Especially when they thought that Moses died and they were in danger of losing everything! Then they grabbed at the first thing that promised them security and made an idol from gold.

If so, we can ask a question. Mimonedies says in the end of his Masterwork "Mishna Torah" that all Judaism is aimed at bringing the Moshiach who will bring material utopia to the world; There will be no hunger, war etc. and there will be such plenty that nothing will be lacking.

Perhaps this is undesirable? Won't it bring to the same selfishness as it did to the Jews in the desert?

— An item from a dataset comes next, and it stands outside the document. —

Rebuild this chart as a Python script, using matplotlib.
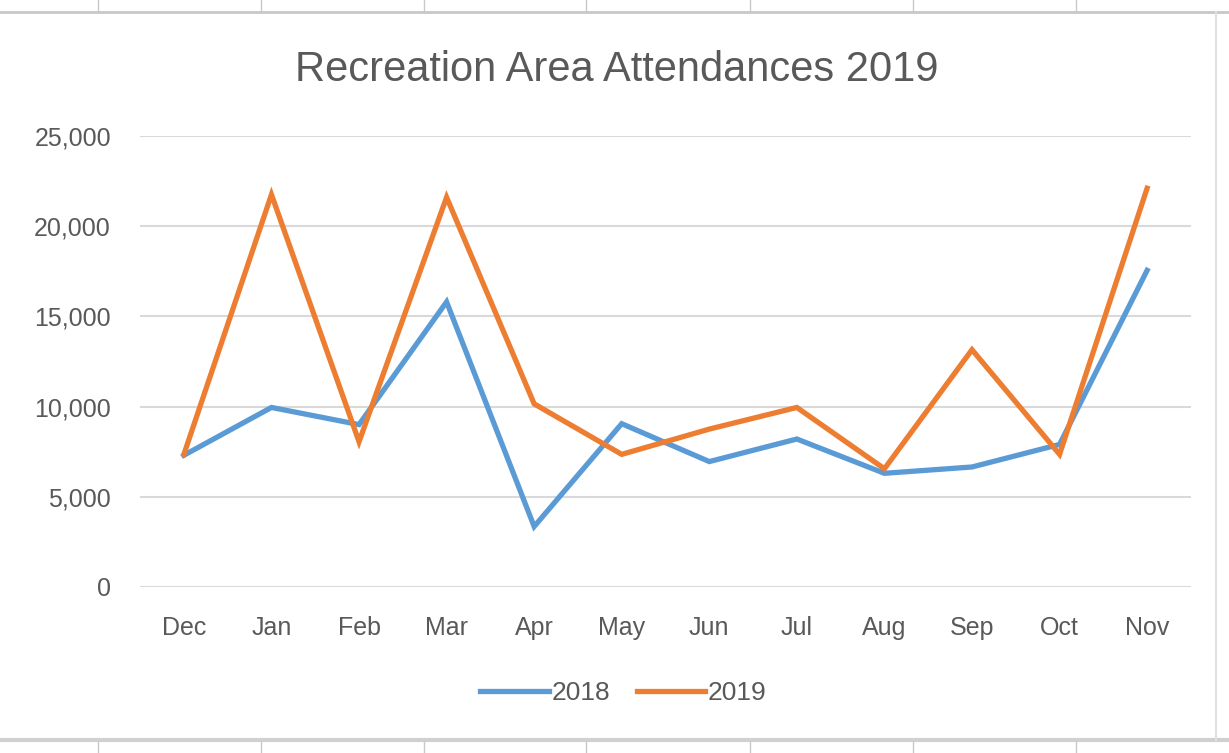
import matplotlib
matplotlib.use('Agg')
import matplotlib.pyplot as plt
from matplotlib.lines import Line2D
from matplotlib.ticker import FuncFormatter

# data
months = ['Dec', 'Jan', 'Feb', 'Mar', 'Apr', 'May', 'Jun', 'Jul', 'Aug', 'Sep', 'Oct', 'Nov']
att_2018 = [7300, 9950, 9000, 15800, 3350, 9050, 6950, 8200, 6300, 6650, 7900, 17550]
att_2019 = [7350, 21750, 8050, 21600, 10150, 7350, 8750, 9950, 6550, 13150, 7350, 22100]
y_ticks = [0, 5000, 10000, 15000, 20000, 25000]

plt.rcParams['font.family'] = ['Liberation Sans', 'DejaVu Sans']

fig = plt.figure(figsize=(12.29, 7.53), dpi=100)
ax = fig.add_axes([0.114, 0.2205, 0.855, 0.599])

x = range(len(months))
ax.plot(x, att_2018, color='#5B9BD5', lw=3.8, label='2018', solid_joinstyle='miter')
ax.plot(x, att_2019, color='#ED7D31', lw=3.8, label='2019', solid_joinstyle='miter')

ax.set_xlim(-0.5, len(months) - 0.5)
ax.set_ylim(0, 25000)
ax.set_xticks(list(x))
ax.set_xticklabels(months)
ax.set_yticks(y_ticks)
ax.yaxis.set_major_formatter(FuncFormatter(lambda v, p: f'{int(v):,}'))
ax.grid(axis='y', color='#D9D9D9', lw=1.5)
ax.set_axisbelow(True)
for s in ax.spines.values():
    s.set_visible(False)
ax.tick_params(length=0, labelsize=18, colors='#595959')
ax.tick_params(axis='x', pad=21)
ax.tick_params(axis='y', pad=21)

fig.text(0.502, 0.907, 'Recreation Area Attendances 2019', ha='center', va='center',
         fontsize=30, color='#595959')

ax.legend(loc='center', bbox_to_anchor=(0.46, -0.235), ncol=2, frameon=False,
          fontsize=19, handlelength=2.6, handletextpad=0.1, columnspacing=1.0,
          labelcolor='#595959')

# spreadsheet cell borders around the chart
grid_x = [98, 261, 424, 586, 750, 913, 1076]
fig.add_artist(Line2D([0, 1], [1 - 12 / 753] * 2, color='#C8C8C8', lw=2))
fig.add_artist(Line2D([0, 1], [1 - 740 / 753] * 2, color='#D0D0D0', lw=3))
fig.add_artist(Line2D([1216 / 1229] * 2, [1 - 12 / 753, 1 - 740 / 753], color='#E0E0E0', lw=1.5))
for gx in grid_x:
    fig.add_artist(Line2D([gx / 1229] * 2, [1, 1 - 12 / 753], color='#C8C8C8', lw=1))
    fig.add_artist(Line2D([gx / 1229] * 2, [1 - 742 / 753, 0], color='#C8C8C8', lw=1))

fig.savefig('out.png', dpi=100)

The answer however is simple: The reason G-d gave the Jews all their needs (including riches) in the desert was so they should turn their attention totally to Him.

As it says about the Manna (Deut. 8:3) "G-d tortured you and starved you by giving you Manna." Namely when they saw how G-d miraculously and mysteriously provided Manna it was supposed to 'torture' and "starve" the Jews to not be satisfied with just receiving but want to devote and surrender themselves totally to revealing the SOURCE of these miracles in this physical world.

So Moshiach will teach the entire world to hunger only for truth; just as little Yosef Yitzchak of our story did when he later became the Lubavitcher Rebbe (from 1920 till his passing) spreading wisdom, love and meaning throughout the world. And as his successor Rabbi Menachem Mendel (Who began on Yud Shvat 1951) is doing till this very day through his followers: everything possible to bring Moshiach NOW!

Then, as the Maimonides says man will realize his true potential filling the world with blessing, joy and meaning.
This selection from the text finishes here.